Soprano Jonaina Salvador delivered a captivating performance of Berlioz's *Les nuits d'été* and Debussy's *La damoiselle élue* on Saturday evening, closing Andorra Lírica's 11th opera season at the Church of Sant Julià i Sant Germà.

Dressed in white to evoke the ethereal *Damoiselle élue*, Salvador welcomed the audience despite strong winds battering the village. She then brought to life the two works, united by themes of love, desire, nostalgia, and mystery, though performed independently.

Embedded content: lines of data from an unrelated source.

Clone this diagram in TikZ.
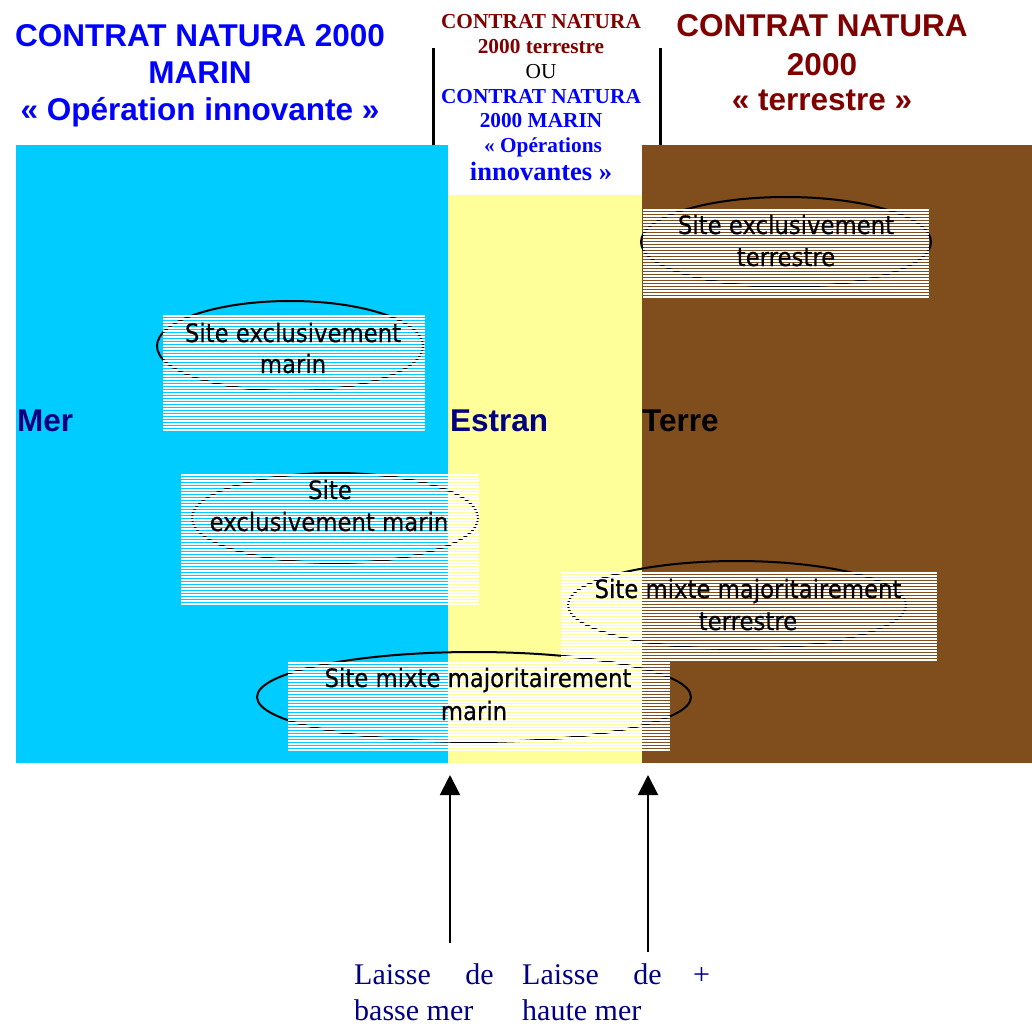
\documentclass[tikz,border=0pt]{standalone}
\usepackage{fontspec}
\setmainfont{Liberation Serif}
\newfontfamily\arialf{Liberation Sans}
\newfontfamily\sitef[FakeStretch=0.9, FakeBold=0.5]{DejaVu Sans}
\usetikzlibrary{arrows.meta}

\definecolor{seablue}{RGB}{0,204,255}
\definecolor{shore}{RGB}{255,255,153}
\definecolor{land}{RGB}{128,77,28}
\definecolor{maroon}{RGB}{128,0,0}
\definecolor{navyblue}{RGB}{0,0,128}
\definecolor{pureblue}{RGB}{0,0,255}

\tikzset{
  title/.style={font=\arialf\bfseries\fontsize{31.5}{37}\selectfont, inner sep=0pt, anchor=base},
  mid/.style={font=\bfseries\fontsize{21.3}{25}\selectfont, inner sep=0pt, anchor=base},
  zone/.style={font=\arialf\bfseries\fontsize{31.5}{37}\selectfont, inner sep=0pt, anchor=base west},
  sitetext/.style={font=\sitef\fontsize{25.3}{30}\selectfont, inner sep=0pt, anchor=base},
  tide/.style={font=\fontsize{30}{36}\selectfont, text=navyblue, inner sep=0pt},
  ring/.style={draw=black, line width=2pt},
  divider/.style={line width=3pt},
  tidearrow/.style={line width=2pt, -{Triangle[length=20pt,width=20pt]}},
}

% white horizontal stripes filling a box: x1, y1, x2, y2
\newcommand\hatchbox[4]{%
  \pgfmathtruncatemacro\nstripes{(#4-#2-2)/3}%
  \foreach \k in {0,...,\nstripes}
    \draw[white, line width=2pt] (#1,{#2+1+3*\k}) -- (#3,{#2+1+3*\k});
}

\begin{document}
\begin{tikzpicture}[x=1pt, y=-1pt]
\useasboundingbox (0,0) rectangle (1032,1025);

% the three zones
\fill[seablue] (16,145) rectangle (448,763);
\fill[shore] (448,195) rectangle (642,763);
\fill[land] (642,145) rectangle (1032,763);

% bars framing the middle heading
\draw[divider] (433,48) -- (433,145);
\draw[divider] (660,48) -- (660,145);

% headings
\node[title, text=pureblue] (lt1) at (200,47) {CONTRAT NATURA 2000};
\node[title, text=pureblue] (lt2) at (200,83) {MARIN};
\node[title, text=pureblue] (lt3) at (200,120) {« Opération innovante »};

\node[title, text=maroon] (rt1) at (822,37) {CONTRAT NATURA};
\node[title, text=maroon] (rt2) at (822,75) {2000};
\node[title, text=maroon] (rt3) at (822,110) {« terrestre »};

\node[mid, text=maroon] (m1) at (541,29) {CONTRAT NATURA};
\node[mid, text=maroon] (m2) at (541,53) {2000 terrestre};
\node[mid, font=\mdseries\fontsize{21.3}{25}\selectfont] (m3) at (541,78) {OU};
\node[mid, text=pureblue] (m4) at (541,103) {CONTRAT NATURA};
\node[mid, text=pureblue] (m5) at (541,127) {2000 MARIN};
\node[mid, text=pureblue] (m6) at (543,152) {« Opérations};
\node[mid, text=pureblue, font=\bfseries\fontsize{26.5}{30}\selectfont] (m7) at (541,180) {innovantes »};

% zone names
\node[zone, text=navyblue] (mer) at (17,431) {Mer};
\node[zone, text=navyblue] (estran) at (450,431) {Estran};
\node[zone, text=black] (terre) at (642,431) {Terre};

% site outlines
\draw[ring] (290,346) ellipse [x radius=133, y radius=45];
\draw[ring] (335,518) ellipse [x radius=143, y radius=45];
\draw[ring] (786,242) ellipse [x radius=145, y radius=45];
\draw[ring] (737,605) ellipse [x radius=169, y radius=44];
\draw[ring] (474,697) ellipse [x radius=217, y radius=45];

% striped label boxes
\hatchbox{163}{315}{425}{431}
\hatchbox{181}{474}{479}{607}
\hatchbox{643}{209}{929}{298}
\hatchbox{561}{572}{937}{661}
\hatchbox{288}{662}{670}{751}

% site labels
\node[sitetext] (a1) at (293,342) {Site exclusivement};
\node[sitetext] (a2) at (293,373) {marin};
\node[sitetext] (b1) at (330,499) {Site};
\node[sitetext] (b2) at (329,531) {exclusivement marin};
\node[sitetext] (c1) at (786,234) {Site exclusivement};
\node[sitetext] (c2) at (786,266) {terrestre};
\node[sitetext] (d1) at (748,598) {Site mixte majoritairement};
\node[sitetext] (d2) at (748,630) {terrestre};
\node[sitetext] (e1) at (478,687) {Site mixte majoritairement};
\node[sitetext] (e2) at (474,720) {marin};

% tide lines
\node[tide, anchor=base west] (lb1) at (354,984) {Laisse};
\node[tide, anchor=base east] (lb2) at (494,984) {de};
\node[tide, anchor=base west] (lb3) at (354,1020) {basse mer};
\node[tide, anchor=base west] (lh1) at (522,984) {Laisse};
\node[tide, anchor=base east] (lh2) at (662,984) {de};
\node[tide, anchor=base west] (lh3) at (522,1020) {haute mer};
\node[tide, anchor=base west] (plus) at (693,984) {+};

\coordinate (lowfoot) at (450,943);
\coordinate (lowtip) at (450,775);
\coordinate (highfoot) at (648,952);
\coordinate (hightip) at (648,775);
\draw[tidearrow] (lowfoot) -- (lowtip);
\draw[tidearrow] (highfoot) -- (hightip);
\end{tikzpicture}
\end{document}
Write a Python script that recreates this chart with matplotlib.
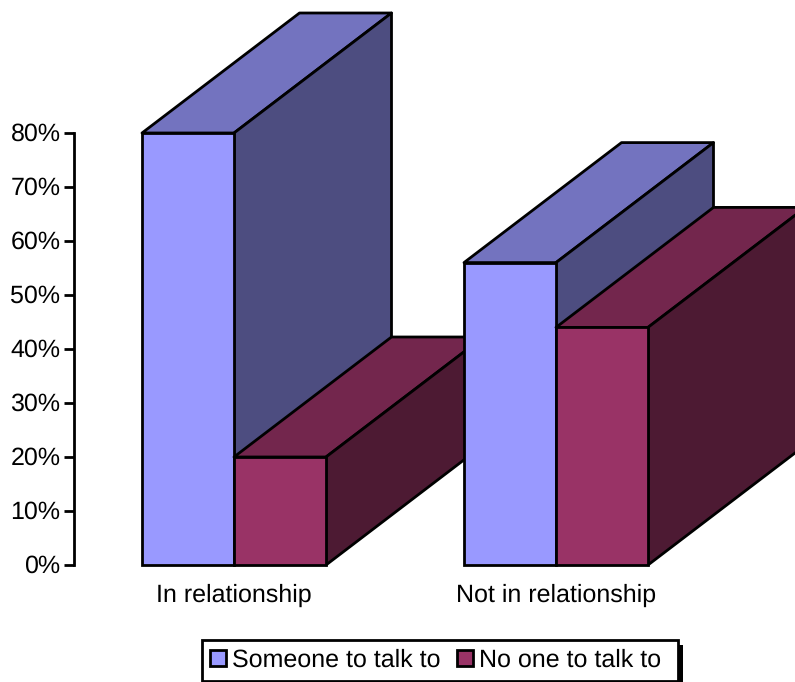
import matplotlib
matplotlib.use('Agg')
import matplotlib.pyplot as plt
from matplotlib.patches import Polygon, Rectangle

plt.rcParams['font.family'] = ['Liberation Sans', 'DejaVu Sans']
plt.rcParams['text.hinting'] = 'no_hinting'
plt.rcParams['text.hinting_factor'] = 1

# Data
categories = ['In relationship', 'Not in relationship']
someone = [80, 56]
no_one = [20, 44]
y_ticks = [0, 10, 20, 30, 40, 50, 60, 70, 80]
series_names = ['Someone to talk to', 'No one to talk to']

# Colours: front, top, side
blue = ('#9999ff', '#7373bf', '#4d4d80')
red = ('#993366', '#73264d', '#4d1a33')
EDGE = 'black'
LW = 2.0
FS = 18.2

# y runs in percent, x in pixels, so the 3D depth is an offset in both
fig = plt.figure(figsize=(7.95, 6.82), dpi=100)
ax = fig.add_axes([0, 0, 1, 1])
ax.set_xlim(0, 795)
PX = 5.4  # pixels per percent
ax.set_ylim(-(682 - 565) / PX, 565 / PX)
ax.axis('off')

group_left = [142, 464]
bar_w = 92
depth_x = 157.5
depth_y = 120 / PX


def box3d(x, value, colors, z):
    top = [(x, value), (x + bar_w, value),
           (x + bar_w + depth_x, value + depth_y), (x + depth_x, value + depth_y)]
    side = [(x + bar_w, 0), (x + bar_w + depth_x, depth_y),
            (x + bar_w + depth_x, value + depth_y), (x + bar_w, value)]
    ax.add_patch(Polygon(top, closed=True, fc=colors[1], ec=EDGE, lw=LW, zorder=z, joinstyle='round'))
    ax.add_patch(Polygon(side, closed=True, fc=colors[2], ec=EDGE, lw=LW, zorder=z, joinstyle='round'))
    ax.add_patch(Rectangle((x, 0), bar_w, value, fc=colors[0], ec=EDGE, lw=LW, zorder=z + 0.5))


for i, left in enumerate(group_left):
    box3d(left, someone[i], blue, 2 + 2 * i)
    box3d(left + bar_w, no_one[i], red, 3 + 2 * i)
    ax.text(left + bar_w, -(595.5 - 565) / PX, categories[i], fontsize=FS,
            ha='center', va='center', color='black')

# Value axis
ax.plot([74, 74], [y_ticks[0], y_ticks[-1]], color=EDGE, lw=LW, zorder=1,
        solid_capstyle='projecting')
for t in y_ticks:
    ax.plot([64, 74], [t, t], color=EDGE, lw=LW, zorder=1, solid_capstyle='butt')
    ax.text(60.5, t - 0.2, f'{t}%', fontsize=FS, ha='right', va='center', color='black')


def py(pixel_y):
    return (565 - pixel_y) / PX


# Legend box with its hard shadow
ax.add_patch(Rectangle((207, py(690)), 476, py(645) - py(690), fc='black', ec='none', zorder=10))
ax.add_patch(Rectangle((202, py(681)), 476, py(640) - py(681), fc='white', ec=EDGE, lw=LW, zorder=11))
legend_x = [210, 457]
for x, name, colors in zip(legend_x, series_names, (blue, red)):
    ax.add_patch(Rectangle((x, py(666)), 16, py(650) - py(666), fc=colors[0], ec=EDGE, lw=LW, zorder=12))
    ax.text(x + 22, py(660), name, fontsize=FS, ha='left', va='center', color='black', zorder=12)

fig.savefig('out.png', dpi=100)
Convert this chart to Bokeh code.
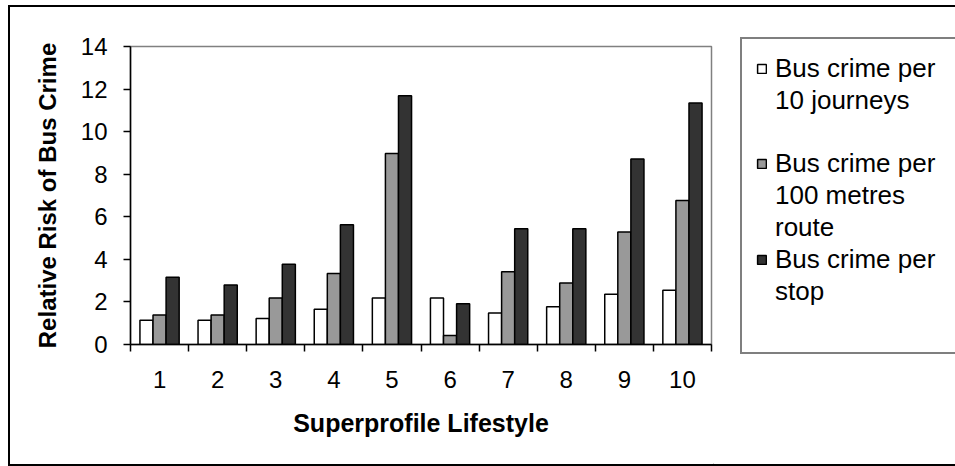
from bokeh.plotting import figure
from bokeh.layouts import row
from bokeh.models import Range1d, FixedTicker, Legend, LegendItem, ColumnDataSource
from bokeh.transform import dodge
from bokeh.embed import file_html
from bokeh.resources import INLINE

# ---- data ----
lifestyles = [1, 2, 3, 4, 5, 6, 7, 8, 9, 10]
per_10_journeys = [1.14, 1.14, 1.22, 1.66, 2.19, 2.19, 1.48, 1.77, 2.36, 2.55]
per_100m_route = [1.39, 1.39, 2.19, 3.33, 8.97, 0.42, 3.42, 2.89, 5.28, 6.77]
per_stop = [3.16, 2.80, 3.77, 5.63, 11.69, 1.91, 5.44, 5.44, 8.72, 11.34]
y_ticks = [0, 2, 4, 6, 8, 10, 12, 14]
series_labels = [["Bus crime per", "10 journeys", " "],
                 ["Bus crime per", "100 metres", "route"],
                 ["Bus crime per", "stop", " "]]
series_colors = ["#FFFFFF", "#999999", "#333333"]
x_title = "Superprofile Lifestyle"
y_title = "Relative Risk of Bus Crime"

FONT = "Liberation Sans"

src = ColumnDataSource(dict(x=lifestyles, a=per_10_journeys, b=per_100m_route, c=per_stop))

# ---------------- main chart ----------------
p = figure(width=703, height=457,
           x_range=Range1d(lifestyles[0] - 0.5, lifestyles[-1] + 0.5),
           y_range=Range1d(y_ticks[0], y_ticks[-1]),
           output_backend="svg", toolbar_location=None,
           min_border_left=120, min_border_right=2,
           min_border_top=39, min_border_bottom=120)
p.frame_align = False

p.xgrid.visible = False
p.ygrid.visible = False
p.outline_line_color = "#808080"
p.outline_line_width = 1.5
p.background_fill_color = "white"
p.border_fill_color = "white"

bw = 0.225
for field, off, col in zip(["a", "b", "c"], [-bw, 0, bw], series_colors):
    p.vbar(x=dodge("x", off), top=field, width=bw, source=src,
           fill_color=col, line_color="black", line_width=1.5)

# x axis
xa = p.xaxis[0]
xa.ticker = FixedTicker(ticks=lifestyles,
                        minor_ticks=[v - 0.5 for v in lifestyles] + [lifestyles[-1] + 0.5])
xa.major_tick_out = 0
xa.major_tick_in = 0
xa.minor_tick_out = 7
xa.minor_tick_in = 0
xa.minor_tick_line_color = "black"
xa.minor_tick_line_width = 1.5
xa.axis_line_color = "black"
xa.axis_line_width = 1.5
xa.major_label_text_font = FONT
xa.major_label_text_font_size = "24px"
xa.major_label_text_color = "black"
xa.major_label_standoff = 19
xa.axis_label = x_title
xa.axis_label_text_font = FONT
xa.axis_label_text_font_style = "bold"
xa.axis_label_text_font_size = "25px"
xa.axis_label_text_color = "black"
xa.axis_label_standoff = 18

# y axis
ya = p.yaxis[0]
ya.ticker = FixedTicker(ticks=y_ticks)
ya.major_tick_out = 7
ya.major_tick_in = 0
ya.major_tick_line_color = "black"
ya.major_tick_line_width = 1.5
ya.minor_tick_out = 0
ya.minor_tick_in = 0
ya.axis_line_color = "black"
ya.axis_line_width = 1.5
ya.major_label_text_font = FONT
ya.major_label_text_font_size = "24px"
ya.major_label_text_color = "black"
ya.major_label_standoff = 16
ya.axis_label = y_title
ya.axis_label_text_font = FONT
ya.axis_label_text_font_style = "bold"
ya.axis_label_text_font_size = "24px"
ya.axis_label_text_color = "black"
ya.axis_label_standoff = 17

# ---------------- legend panel ----------------
lp = figure(width=242, height=457, x_range=Range1d(0, 1), y_range=Range1d(0, 1),
            x_axis_type=None, y_axis_type=None,
            output_backend="svg", toolbar_location=None,
            min_border=0)
lp.frame_align = False
lp.xgrid.visible = False
lp.ygrid.visible = False
lp.outline_line_color = None
lp.background_fill_color = "white"
lp.border_fill_color = "white"

blank = lp.vbar(x=[-5], top=[0], width=0.1, fill_alpha=0, line_alpha=0)
items = []
for lines, col in zip(series_labels, series_colors):
    r = lp.vbar(x=[-5], top=[0], width=0.1, fill_color=col, line_color="black", line_width=1.5)
    items.append(LegendItem(label=lines[0], renderers=[r]))
    for extra in lines[1:]:
        items.append(LegendItem(label=extra, renderers=[blank]))

legend = Legend(items=items, location=(27, 110))
legend.label_text_font = FONT
legend.label_text_font_size = "26px"
legend.label_text_line_height = 1.15
legend.label_text_color = "black"
legend.glyph_width = 11
legend.glyph_height = 11
legend.label_height = 30
legend.label_width = 172
legend.label_standoff = 8
legend.padding = 14
legend.spacing = 1
legend.margin = 0
legend.border_line_color = "black"
legend.border_line_width = 2
legend.background_fill_color = "white"
legend.background_fill_alpha = 1.0
lp.add_layout(legend)

layout = row(p, lp, spacing=0,
             styles={"border-left": "2px solid black",
                     "border-top": "2px solid black",
                     "border-bottom": "2px solid black",
                     "margin-left": "8px", "margin-top": "5px"})

open("out.html", "w").write(file_html(layout, INLINE))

The first half featured Berlioz's cycle of six songs—*Villanelle*, *Le spectre de la rose*, *Sur les lagunes*, *L’absence*, *L’ile inconnue*, and *Au cimetière*—accompanied by the Francesc Valls women's choir from Barcelona Cathedral and the Orquestra Filharmònica de la Manxa. Salvador's singing shone with natural emotion and elegant phrasing, adapting seamlessly to the Romantic lieder's poetic narration. Highlights included the exceptional poignancy of *Sur les lagunes*, the dramatic frustration in *L’ile inconnue*—portraying a search for eternal love—and the fleeting petal imagery in *Le spectre de la rose*. Salvador noted the songs' variety: *L’absence* captures youthful infatuation, *L’ile inconnue* questions love's origins, and *Au cimetière* demands meditative control with its extended lines.

The second half presented Debussy's cantata *La damoiselle élue*, a dialogue drawn from Dante Gabriel Rossetti's poem. Salvador as soprano and mezzo-soprano Assumpta Cumí portrayed a woman on heaven's golden balcony, yearning for her earthly lover in a sensual, mystical ascent. Wagnerian shadows lingered in the orchestration and leitmotifs, blended with Debussy's modal scales, whole tones, and static harmonic progressions. The soundscape—perfumed light from delicate women's voices, choir, and orchestra—created an intimate, transformative experience.

The church's meditative acoustics amplified the programme's introspective demands, favouring subtlety over operatic force. As Salvador intended, the evening made death and love audible, with Berlioz's contained fervour yielding to refined interiority. Winds had eased by the close, mirroring the music's gentle resolution.

Andorra Lírica, founded by Salvador in 2016, has now staged around 36 events in formats from opera to zarzuela.